Some reason that small percentages of failed transactions pose a large issues:

  • The API host is often able to resolve issues joining records, and in many cases fix the root rostering issues (as the API host is also typically are the roster source). However, since transactions fail, the API host has no data at all, and that can make resolution of issues painful.
  • Such issues tend to be more common in data exchange projects early on, and therefore encourage projects to revert back to older systems or run duplicate exchange systems longer. While it is arguably always better to find the root cause of reference errors, in some cases, it is also a priority to "just get the data." There are many Ed-Fi ecosystem instances of agencies running Ed-Fi and CSV-file-based exchanges in parallel because they cannot be ensured of getting all data via API, and they therefore settle for CSV data, even though that data has the same referential issues as the Ed-Fi API data.

Strategies

"Potentially Logical" References

One strategy that is being piloted by the Ed-Fi technology is the use of references that are "potentially logical."

Tickets:

In this design, the reference (the natural key to the referenced entity) is kept on the entity as required, but the reference is not required to resolve.

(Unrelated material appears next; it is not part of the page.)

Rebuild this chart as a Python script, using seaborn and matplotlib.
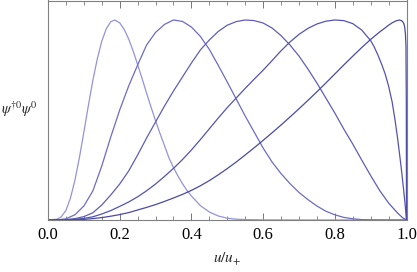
import matplotlib
matplotlib.use("Agg")
import matplotlib.pyplot as plt
import seaborn as sns
import pandas as pd
from matplotlib.ticker import MultipleLocator

# ---- data (normalised densities vs u/u+) ----
u1 = [0, 0.025, 0.037, 0.05, 0.0625, 0.075, 0.0875, 0.1, 0.1125, 0.125, 0.1375, 0.15,
      0.1625, 0.175, 0.186, 0.2, 0.2125, 0.225, 0.2375, 0.25, 0.2625, 0.275, 0.2875,
      0.3, 0.3125, 0.325, 0.3375, 0.35, 0.3625, 0.375, 0.3875, 0.4, 0.425, 0.45,
      0.475, 0.5, 0.525, 0.55, 0.6, 0.7, 1.0]
v1 = [0, 0.004, 0.016, 0.048, 0.109, 0.198, 0.311, 0.439, 0.571, 0.697, 0.806, 0.894,
      0.956, 0.991, 1.0, 0.986, 0.953, 0.905, 0.845, 0.777, 0.707, 0.634, 0.564,
      0.496, 0.432, 0.372, 0.31, 0.262, 0.22, 0.182, 0.148, 0.12, 0.072, 0.04,
      0.02, 0.009, 0.004, 0.002, 0.0005, 0, 0]

u2 = [0, 0.025, 0.05, 0.075, 0.1, 0.125, 0.15, 0.175, 0.2, 0.225, 0.25, 0.275, 0.3,
      0.325, 0.35, 0.375, 0.4, 0.425, 0.45, 0.475, 0.5, 0.525, 0.55, 0.575, 0.6,
      0.625, 0.65, 0.675, 0.7, 0.725, 0.75, 0.775, 0.8, 0.825, 0.85, 0.875, 0.9,
      0.95, 1.0]
v2 = [0, 0.0005, 0.006, 0.026, 0.07, 0.145, 0.27, 0.415, 0.55, 0.67, 0.775, 0.875,
      0.938, 0.978, 1.0, 0.993, 0.965, 0.918, 0.853, 0.773, 0.69, 0.605, 0.52,
      0.44, 0.36, 0.29, 0.232, 0.182, 0.138, 0.102, 0.07, 0.044, 0.026, 0.013,
      0.006, 0.002, 0.0005, 0, 0]

u3 = [0, 0.025, 0.05, 0.075, 0.1, 0.125, 0.15, 0.175, 0.2, 0.225, 0.25, 0.275, 0.3,
      0.325, 0.35, 0.375, 0.4, 0.425, 0.45, 0.475, 0.5, 0.525, 0.55, 0.575, 0.6,
      0.625, 0.65, 0.675, 0.7, 0.725, 0.75, 0.775, 0.8, 0.825, 0.85, 0.875, 0.9,
      0.925, 0.95, 0.975, 0.99, 1.0]
v3 = [0, 0.0002, 0.002, 0.007, 0.017, 0.036, 0.075, 0.125, 0.18, 0.245, 0.325, 0.41,
      0.49, 0.57, 0.645, 0.715, 0.785, 0.85, 0.9, 0.943, 0.974, 0.992, 1.0, 0.997,
      0.985, 0.96, 0.922, 0.875, 0.82, 0.755, 0.685, 0.61, 0.535, 0.455, 0.38, 0.3,
      0.222, 0.148, 0.085, 0.035, 0.01, 0]

u4 = [0, 0.025, 0.05, 0.075, 0.1, 0.125, 0.15, 0.175, 0.2, 0.225, 0.25, 0.275, 0.3,
      0.325, 0.35, 0.375, 0.4, 0.425, 0.45, 0.475, 0.5, 0.525, 0.55, 0.575, 0.6,
      0.625, 0.65, 0.675, 0.7, 0.725, 0.75, 0.775, 0.8, 0.825, 0.85, 0.875, 0.9,
      0.91, 0.92, 0.93, 0.94, 0.95, 0.96, 0.968, 0.975, 0.982, 0.987, 0.992, 0.996,
      0.998, 1.0]
v4 = [0, 0, 0.001, 0.003, 0.008, 0.016, 0.03, 0.047, 0.068, 0.09, 0.116, 0.146, 0.18,
      0.218, 0.258, 0.302, 0.35, 0.402, 0.456, 0.51, 0.562, 0.61, 0.658, 0.704, 0.749,
      0.797, 0.846, 0.89, 0.928, 0.958, 0.98, 0.994, 1.0, 0.997, 0.982, 0.95, 0.897,
      0.865, 0.826, 0.782, 0.733, 0.67, 0.59, 0.5, 0.41, 0.31, 0.233, 0.15, 0.08,
      0.04, 0]

u5 = [0, 0.05, 0.1, 0.125, 0.15, 0.175, 0.2, 0.225, 0.25, 0.275, 0.3, 0.325, 0.35,
      0.375, 0.4, 0.425, 0.45, 0.475, 0.5, 0.525, 0.55, 0.575, 0.6, 0.625, 0.65,
      0.675, 0.7, 0.725, 0.75, 0.775, 0.8, 0.825, 0.85, 0.875, 0.9, 0.925, 0.94,
      0.95, 0.96, 0.97, 0.98, 0.987, 0.992, 0.995, 0.997, 0.9985, 0.9995, 1.0]
v5 = [0, 0.0005, 0.003, 0.007, 0.012, 0.019, 0.027, 0.037, 0.05, 0.063, 0.077, 0.093,
      0.11, 0.128, 0.148, 0.171, 0.197, 0.226, 0.257, 0.29, 0.325, 0.361, 0.398,
      0.436, 0.475, 0.515, 0.556, 0.598, 0.641, 0.685, 0.73, 0.775, 0.819, 0.862,
      0.903, 0.94, 0.96, 0.974, 0.986, 0.995, 1.0, 0.996, 0.985, 0.965, 0.93, 0.87,
      0.6, 0]

series_names = ["n1", "n2", "n3", "n4", "n5"]
colors = ["#9393dc", "#6c6cc6", "#5e5eba", "#5454b0", "#4a4aa6"]
x_ticks = [0.0, 0.2, 0.4, 0.6, 0.8, 1.0]
x_tick_labels = ["0.0", "0.2", "0.4", "0.6", "0.8", "1.0"]
x_label = r"$u/u_{+}$"
y_label = r"$\psi^{\dagger 0}\psi^{0}$"

frames = []
for name, u, v in zip(series_names, [u1, u2, u3, u4, u5], [v1, v2, v3, v4, v5]):
    frames.append(pd.DataFrame({"u": u, "v": v, "curve": name}))
df = pd.concat(frames, ignore_index=True)

sns.set_style("white")
plt.rcParams["font.family"] = ["Liberation Serif", "DejaVu Serif"]
plt.rcParams["mathtext.fontset"] = "stix"

fig = plt.figure(figsize=(4.17, 2.72), dpi=100)
ax = fig.add_axes([48 / 417, 1 - 220 / 272, 358.5 / 417, 219.5 / 272])

sns.lineplot(data=df, x="u", y="v", hue="curve", palette=colors, sort=False,
             linewidth=0.9, legend=False, ax=ax, estimator=None)

ax.set_xlim(0, 1)
ax.set_ylim(0, 219.5 / 200)

ax.set_xticks(x_ticks)
ax.set_xticklabels(x_tick_labels)
ax.xaxis.set_minor_locator(MultipleLocator(0.05))
ax.tick_params(axis="x", which="both", direction="in", top=True, bottom=True,
               colors="#777777", labelcolor="black", labelsize=12, pad=5)
ax.tick_params(axis="x", which="major", length=5, width=0.7)
ax.tick_params(axis="x", which="minor", length=3, width=0.6)
ax.set_yticks([])

for s in ax.spines.values():
    s.set_visible(True)
    s.set_color("#808080")
    s.set_linewidth(0.8)

ax.set_xlabel(x_label, fontsize=11, labelpad=6)
ax.set_ylabel("")
ax.text(-0.028, 0.505, y_label, transform=ax.transAxes, fontsize=10.5,
        ha="right", va="center")

fig.savefig("out.png", dpi=100)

One advantage of this design is that the choice of if a reference must resolve can be made at a number of different levels. For example, a data standards specification could delegate this decision to an implementation to make, allowing an implementation to decide on when the local ecosystem is sufficiently robust in order to mandate that references resolve or not.

In this respect, this approach can be used to allow implementations to mature and raise the benchmark on data quality at appropriate times.

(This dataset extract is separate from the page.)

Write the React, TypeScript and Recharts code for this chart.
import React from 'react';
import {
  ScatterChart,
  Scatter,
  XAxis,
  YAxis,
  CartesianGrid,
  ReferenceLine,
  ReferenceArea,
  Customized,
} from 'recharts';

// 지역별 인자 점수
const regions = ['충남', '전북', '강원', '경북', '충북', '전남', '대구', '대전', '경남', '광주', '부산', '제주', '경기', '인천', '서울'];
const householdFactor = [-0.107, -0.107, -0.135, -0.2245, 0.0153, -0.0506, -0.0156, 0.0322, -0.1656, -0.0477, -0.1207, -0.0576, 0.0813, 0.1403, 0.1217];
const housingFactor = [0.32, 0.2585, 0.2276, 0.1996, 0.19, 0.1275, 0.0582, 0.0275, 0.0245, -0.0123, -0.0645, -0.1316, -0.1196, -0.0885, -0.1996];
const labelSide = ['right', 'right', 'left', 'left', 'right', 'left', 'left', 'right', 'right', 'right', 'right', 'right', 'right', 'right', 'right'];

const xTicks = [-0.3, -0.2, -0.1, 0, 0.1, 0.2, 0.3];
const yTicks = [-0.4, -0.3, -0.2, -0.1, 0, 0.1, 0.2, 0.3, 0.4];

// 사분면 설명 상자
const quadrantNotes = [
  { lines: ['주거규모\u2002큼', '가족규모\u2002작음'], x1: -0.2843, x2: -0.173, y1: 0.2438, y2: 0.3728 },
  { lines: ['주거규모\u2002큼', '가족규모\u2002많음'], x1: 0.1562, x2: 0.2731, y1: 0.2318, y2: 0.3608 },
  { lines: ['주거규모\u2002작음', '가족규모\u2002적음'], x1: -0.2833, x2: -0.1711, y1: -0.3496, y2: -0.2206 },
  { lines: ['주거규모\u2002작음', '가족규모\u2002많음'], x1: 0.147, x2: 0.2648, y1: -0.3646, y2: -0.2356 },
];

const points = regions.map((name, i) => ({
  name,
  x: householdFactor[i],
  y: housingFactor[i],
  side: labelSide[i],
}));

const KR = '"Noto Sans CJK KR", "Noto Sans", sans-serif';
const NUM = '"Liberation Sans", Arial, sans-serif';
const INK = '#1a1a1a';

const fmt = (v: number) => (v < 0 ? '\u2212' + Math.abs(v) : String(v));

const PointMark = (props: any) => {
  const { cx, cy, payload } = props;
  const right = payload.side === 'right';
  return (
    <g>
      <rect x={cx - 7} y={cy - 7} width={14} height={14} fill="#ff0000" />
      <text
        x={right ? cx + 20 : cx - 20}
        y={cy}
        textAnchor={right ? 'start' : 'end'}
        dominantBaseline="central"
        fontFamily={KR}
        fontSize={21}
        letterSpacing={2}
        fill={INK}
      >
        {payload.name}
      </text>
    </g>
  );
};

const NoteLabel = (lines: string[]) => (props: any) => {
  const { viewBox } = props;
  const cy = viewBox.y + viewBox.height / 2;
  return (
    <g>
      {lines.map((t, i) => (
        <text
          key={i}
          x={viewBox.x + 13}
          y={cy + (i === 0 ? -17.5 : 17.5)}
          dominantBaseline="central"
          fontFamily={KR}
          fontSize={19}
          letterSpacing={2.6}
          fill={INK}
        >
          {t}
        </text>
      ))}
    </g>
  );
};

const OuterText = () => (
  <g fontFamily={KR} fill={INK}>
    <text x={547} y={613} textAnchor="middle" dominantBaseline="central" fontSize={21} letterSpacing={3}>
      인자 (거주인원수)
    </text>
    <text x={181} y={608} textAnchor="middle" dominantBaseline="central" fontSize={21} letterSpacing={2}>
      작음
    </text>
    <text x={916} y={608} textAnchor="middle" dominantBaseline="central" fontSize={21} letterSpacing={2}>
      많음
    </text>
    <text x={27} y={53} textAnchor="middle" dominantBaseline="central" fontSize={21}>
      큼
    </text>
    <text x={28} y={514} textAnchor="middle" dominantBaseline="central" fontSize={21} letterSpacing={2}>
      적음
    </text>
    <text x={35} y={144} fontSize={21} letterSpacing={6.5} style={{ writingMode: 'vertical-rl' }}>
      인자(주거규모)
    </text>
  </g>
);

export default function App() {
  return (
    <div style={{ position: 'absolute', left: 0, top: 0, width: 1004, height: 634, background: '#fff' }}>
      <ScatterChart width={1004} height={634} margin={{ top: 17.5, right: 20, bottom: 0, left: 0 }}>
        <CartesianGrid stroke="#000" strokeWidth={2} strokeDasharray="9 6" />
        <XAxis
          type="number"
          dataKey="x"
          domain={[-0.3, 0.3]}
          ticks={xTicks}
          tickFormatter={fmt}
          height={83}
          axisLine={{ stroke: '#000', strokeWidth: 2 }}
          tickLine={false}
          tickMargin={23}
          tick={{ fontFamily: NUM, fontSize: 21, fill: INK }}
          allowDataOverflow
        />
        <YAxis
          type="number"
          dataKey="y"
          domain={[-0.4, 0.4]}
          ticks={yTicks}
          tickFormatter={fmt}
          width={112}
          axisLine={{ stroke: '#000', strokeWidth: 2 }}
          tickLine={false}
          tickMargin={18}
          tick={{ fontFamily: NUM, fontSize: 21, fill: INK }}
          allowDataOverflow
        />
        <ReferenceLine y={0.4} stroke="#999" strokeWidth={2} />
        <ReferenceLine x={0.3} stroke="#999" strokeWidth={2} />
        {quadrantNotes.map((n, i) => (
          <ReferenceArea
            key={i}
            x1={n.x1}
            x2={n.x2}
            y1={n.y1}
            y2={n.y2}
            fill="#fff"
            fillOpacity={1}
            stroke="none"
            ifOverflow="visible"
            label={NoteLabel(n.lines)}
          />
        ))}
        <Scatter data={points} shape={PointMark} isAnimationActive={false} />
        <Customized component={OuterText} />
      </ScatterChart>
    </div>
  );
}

It is also evident that this is really more of a technology approach than a data standards approach. From a data standards viewpoint, for a particular API specification, a reference is either required to resolve or not. However, it is possible that the overall Ed-Fi data model could be annotated as to which elements are allowed to be made "potentially logical" within other specifications - i.e. used at at meta level of the Ed-Fi suite of data standards.

In part, this design bears similarity to the FHIR healthcare standards which has a concept of a dual key system, with business identifiers that "identify the underlying concept (also called 'real world entity') consistently across all contexts of use" vs the logical references "assigned by the server responsible for storing" the resource (see https://www.hl7.org/fhir/resource.html). FHIR emphasizes that logical keys are the ones driving connections and lookup with the data exchange context, while business identifiers are more useful for connecting to systems or processes not within the data exchange context. One could imagine that an Ed-Fi reference in an API context could send both/either keys, and the business key not be forced to resolve.